La Cidh chiede inoltre che la sentenza, vincolante, trovi spazio sui media nazionali messicani e sia trasmessa sia in spagnolo che in lingua chol da radio e sui siti del governo federale e del Chiapas.
Infine, dispone l’intitolazione ad Antonio González Méndez di un’aula della facoltà di Giurisprudenza dell’Università autonoma del Chiapas. Dal governo di Ernesto Zedillo (che ha guidato il Messico dal 1994 al 2000) in poi non c’è stato rappresentante della politica che abbia voluto fare piena verità sul caso di Antonio e sulle politiche di repressione violenta che lo Stato messicano ha attuato nella regione contro l’Ezln e chi solidarizzava con la sua lotta.

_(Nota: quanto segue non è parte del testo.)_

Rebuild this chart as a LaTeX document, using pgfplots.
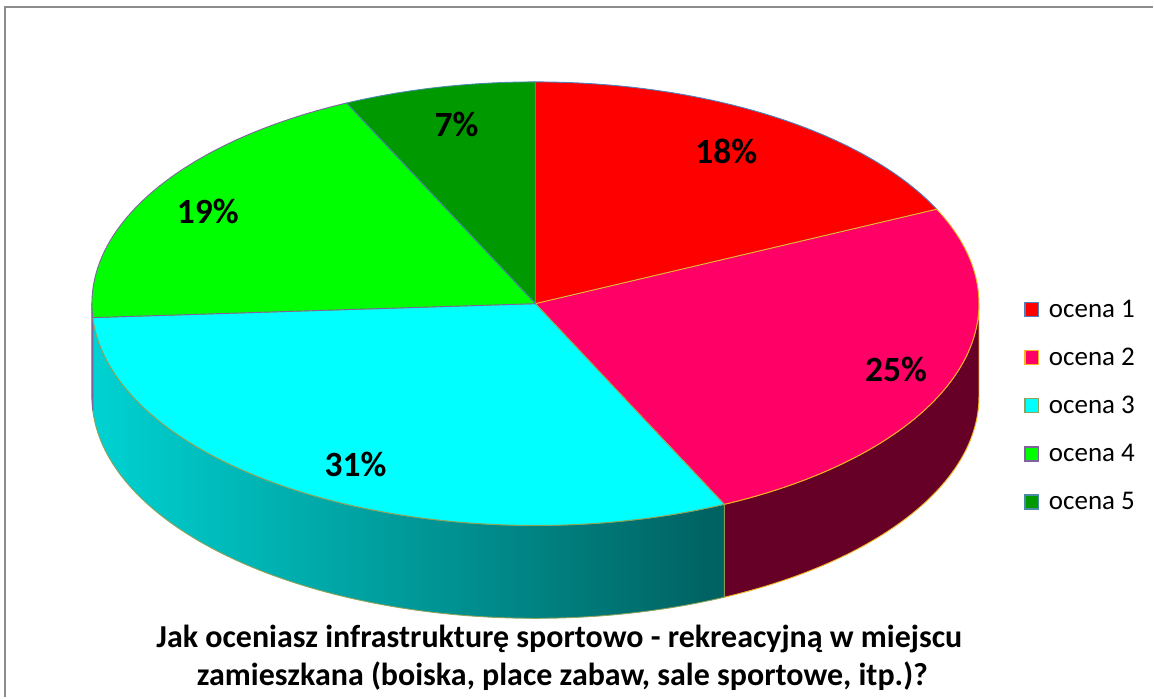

Davanti alla Commissione interamericana dei diritti umani lo Stato messicano ha riconosciuto parzialmente la propria responsabilità per evitare di arrivare davanti alla Corte. Nel 1994 il Chiapas è stato militarizzato senza sconfiggere l’Ezln. Si è quindi passati alla fase di formazione dei gruppi paramilitari che hanno sgomberato comunità, ucciso e fatto sparire persone. Entrambe queste pratiche non hanno fiaccato l’Ezln così, senza mai smilitarizzare lo Stato né disarmare i gruppi paramilitari, si è aperta la fase della “guerra di bassa intensità”: elargizione di progetti “di sviluppo”, divisione delle comunità, e pressione sui gruppi rivali dell’Esercito zapatista per sviluppare conflitti intercomunitari. Tutto ciò persiste in Chiapas, convive, dialoga e a volte si scontra con i gruppi criminali, in guerra per il controllo del territorio.
L’Ezln resiste da 31 anni e in molti si augurano che la sentenza della Cidh porti alla fine della guerra che da troppi anni colpisce chi chiede diritti in Chiapas.